++++ STORED DATA
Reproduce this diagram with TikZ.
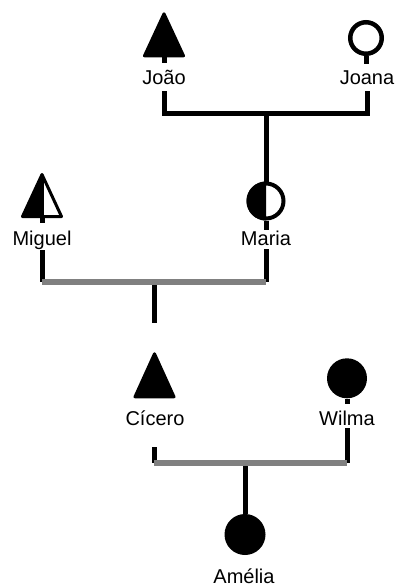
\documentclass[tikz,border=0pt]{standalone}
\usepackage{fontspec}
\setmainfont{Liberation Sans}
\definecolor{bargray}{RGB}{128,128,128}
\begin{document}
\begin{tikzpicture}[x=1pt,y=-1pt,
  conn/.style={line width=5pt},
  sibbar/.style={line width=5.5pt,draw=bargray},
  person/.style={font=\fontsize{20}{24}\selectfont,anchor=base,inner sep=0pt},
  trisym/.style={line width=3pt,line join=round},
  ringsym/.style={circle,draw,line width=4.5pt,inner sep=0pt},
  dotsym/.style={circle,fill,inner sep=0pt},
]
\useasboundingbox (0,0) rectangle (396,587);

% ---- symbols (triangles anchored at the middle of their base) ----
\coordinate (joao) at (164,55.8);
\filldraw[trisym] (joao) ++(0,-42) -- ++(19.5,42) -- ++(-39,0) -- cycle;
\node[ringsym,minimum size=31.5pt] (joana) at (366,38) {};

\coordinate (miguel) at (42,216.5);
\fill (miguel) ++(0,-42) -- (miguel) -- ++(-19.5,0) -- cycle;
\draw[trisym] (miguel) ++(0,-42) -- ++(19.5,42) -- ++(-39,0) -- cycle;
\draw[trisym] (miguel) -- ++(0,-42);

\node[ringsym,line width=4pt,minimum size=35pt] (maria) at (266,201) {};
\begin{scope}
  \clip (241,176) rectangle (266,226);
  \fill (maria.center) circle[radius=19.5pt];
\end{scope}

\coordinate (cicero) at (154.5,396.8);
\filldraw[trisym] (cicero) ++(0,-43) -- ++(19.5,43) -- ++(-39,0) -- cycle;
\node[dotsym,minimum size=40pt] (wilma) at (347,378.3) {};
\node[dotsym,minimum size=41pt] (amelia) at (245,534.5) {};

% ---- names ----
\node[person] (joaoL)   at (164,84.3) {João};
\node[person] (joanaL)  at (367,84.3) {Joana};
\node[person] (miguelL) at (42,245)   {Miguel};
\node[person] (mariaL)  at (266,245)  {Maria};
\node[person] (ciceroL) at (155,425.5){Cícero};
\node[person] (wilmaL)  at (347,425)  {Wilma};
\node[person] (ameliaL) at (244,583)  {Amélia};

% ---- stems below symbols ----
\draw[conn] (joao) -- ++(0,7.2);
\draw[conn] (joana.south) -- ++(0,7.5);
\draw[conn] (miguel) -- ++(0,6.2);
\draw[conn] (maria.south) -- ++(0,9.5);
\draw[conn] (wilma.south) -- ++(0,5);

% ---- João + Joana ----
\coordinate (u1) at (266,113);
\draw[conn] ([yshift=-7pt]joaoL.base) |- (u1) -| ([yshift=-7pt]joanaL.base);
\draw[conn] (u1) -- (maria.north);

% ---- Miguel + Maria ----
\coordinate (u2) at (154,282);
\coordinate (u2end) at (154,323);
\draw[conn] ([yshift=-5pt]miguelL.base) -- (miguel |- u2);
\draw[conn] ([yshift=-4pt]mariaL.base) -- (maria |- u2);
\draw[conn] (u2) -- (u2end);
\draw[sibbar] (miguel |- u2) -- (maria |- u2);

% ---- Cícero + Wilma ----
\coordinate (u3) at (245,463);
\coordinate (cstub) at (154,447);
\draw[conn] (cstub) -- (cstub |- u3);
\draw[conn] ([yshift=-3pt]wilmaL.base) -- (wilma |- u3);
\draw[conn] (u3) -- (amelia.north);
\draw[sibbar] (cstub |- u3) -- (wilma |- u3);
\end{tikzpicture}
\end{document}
++++++++
TASK GOAL => Output a faithful copy of the data, with each picture left out.

RESPONSE TO THE EXERCISE =>
Reproduce this diagram with TikZ.
\documentclass[tikz,border=0pt]{standalone}
\usepackage{fontspec}
\setmainfont{Liberation Sans}
\definecolor{bargray}{RGB}{128,128,128}
\begin{document}
\begin{tikzpicture}[x=1pt,y=-1pt,
  conn/.style={line width=5pt},
  sibbar/.style={line width=5.5pt,draw=bargray},
  person/.style={font=\fontsize{20}{24}\selectfont,anchor=base,inner sep=0pt},
  trisym/.style={line width=3pt,line join=round},
  ringsym/.style={circle,draw,line width=4.5pt,inner sep=0pt},
  dotsym/.style={circle,fill,inner sep=0pt},
]
\useasboundingbox (0,0) rectangle (396,587);

% ---- symbols (triangles anchored at the middle of their base) ----
\coordinate (joao) at (164,55.8);
\filldraw[trisym] (joao) ++(0,-42) -- ++(19.5,42) -- ++(-39,0) -- cycle;
\node[ringsym,minimum size=31.5pt] (joana) at (366,38) {};

\coordinate (miguel) at (42,216.5);
\fill (miguel) ++(0,-42) -- (miguel) -- ++(-19.5,0) -- cycle;
\draw[trisym] (miguel) ++(0,-42) -- ++(19.5,42) -- ++(-39,0) -- cycle;
\draw[trisym] (miguel) -- ++(0,-42);

\node[ringsym,line width=4pt,minimum size=35pt] (maria) at (266,201) {};
\begin{scope}
  \clip (241,176) rectangle (266,226);
  \fill (maria.center) circle[radius=19.5pt];
\end{scope}

\coordinate (cicero) at (154.5,396.8);
\filldraw[trisym] (cicero) ++(0,-43) -- ++(19.5,43) -- ++(-39,0) -- cycle;
\node[dotsym,minimum size=40pt] (wilma) at (347,378.3) {};
\node[dotsym,minimum size=41pt] (amelia) at (245,534.5) {};

% ---- names ----
\node[person] (joaoL)   at (164,84.3) {João};
\node[person] (joanaL)  at (367,84.3) {Joana};
\node[person] (miguelL) at (42,245)   {Miguel};
\node[person] (mariaL)  at (266,245)  {Maria};
\node[person] (ciceroL) at (155,425.5){Cícero};
\node[person] (wilmaL)  at (347,425)  {Wilma};
\node[person] (ameliaL) at (244,583)  {Amélia};

% ---- stems below symbols ----
\draw[conn] (joao) -- ++(0,7.2);
\draw[conn] (joana.south) -- ++(0,7.5);
\draw[conn] (miguel) -- ++(0,6.2);
\draw[conn] (maria.south) -- ++(0,9.5);
\draw[conn] (wilma.south) -- ++(0,5);

% ---- João + Joana ----
\coordinate (u1) at (266,113);
\draw[conn] ([yshift=-7pt]joaoL.base) |- (u1) -| ([yshift=-7pt]joanaL.base);
\draw[conn] (u1) -- (maria.north);

% ---- Miguel + Maria ----
\coordinate (u2) at (154,282);
\coordinate (u2end) at (154,323);
\draw[conn] ([yshift=-5pt]miguelL.base) -- (miguel |- u2);
\draw[conn] ([yshift=-4pt]mariaL.base) -- (maria |- u2);
\draw[conn] (u2) -- (u2end);
\draw[sibbar] (miguel |- u2) -- (maria |- u2);

% ---- Cícero + Wilma ----
\coordinate (u3) at (245,463);
\coordinate (cstub) at (154,447);
\draw[conn] (cstub) -- (cstub |- u3);
\draw[conn] ([yshift=-3pt]wilmaL.base) -- (wilma |- u3);
\draw[conn] (u3) -- (amelia.north);
\draw[sibbar] (cstub |- u3) -- (wilma |- u3);
\end{tikzpicture}
\end{document}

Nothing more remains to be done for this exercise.